L’on savait déjà depuis 2020 que le régime du marché de substitution avait fait l’objet d’une clarification (CE, 18 décembre 2020, sociétés Treuils et Grues Labor : n°433386).

Plus récemment encore, le Conseil d’État a précisé que le titulaire défaillant est en droit de suivre la totalité des missions confiées au titulaire du marché de substitution. À défaut, le montant de ce marché ne peut pas être mis à sa charge (CE, 27 avril 2021, société Constructions Bâtiments Immobiliers (CBI) : n°437148).

Par la décision commentée, la Haute juridiction parfait le régime juridique du titulaire défaillant, au sujet des modalités d’accès aux documents du marché de substitution.

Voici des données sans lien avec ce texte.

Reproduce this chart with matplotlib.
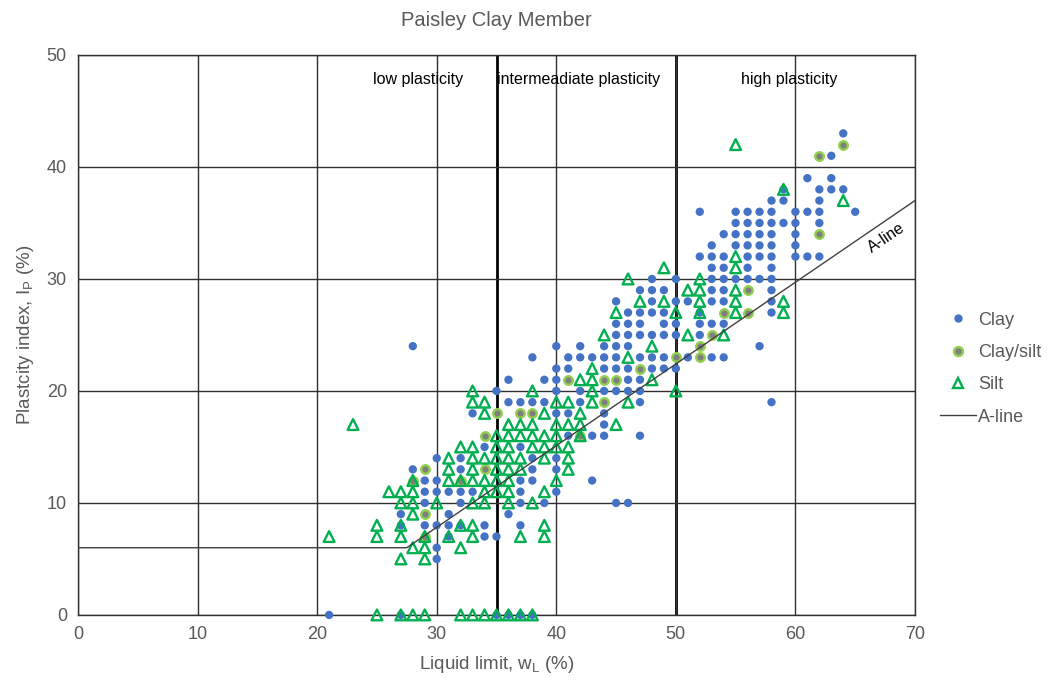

Rappels sur le marché de substitution

Le Conseil d’Etat commence par rappeler que :

Il résulte des règles générales applicables aux contrats administratifs que l’administration contractante peut, après avoir vainement mis en demeure son cocontractant de poursuivre l’exécution des prestations qu’il s’est engagé à réaliser conformément aux stipulations du contrat, décider de confier l’achèvement des prestations à une autre entreprise aux frais et risques de son cocontractant. Le cocontractant défaillant doit être mis à même de suivre l’exécution du marché de substitution ainsi conclu afin de lui permettre de veiller à la sauvegarde de ses intérêts, les montants découlant des surcoûts supportés par l’administration en raison de l’achèvement des prestations par un nouvel entrepreneur étant à sa charge.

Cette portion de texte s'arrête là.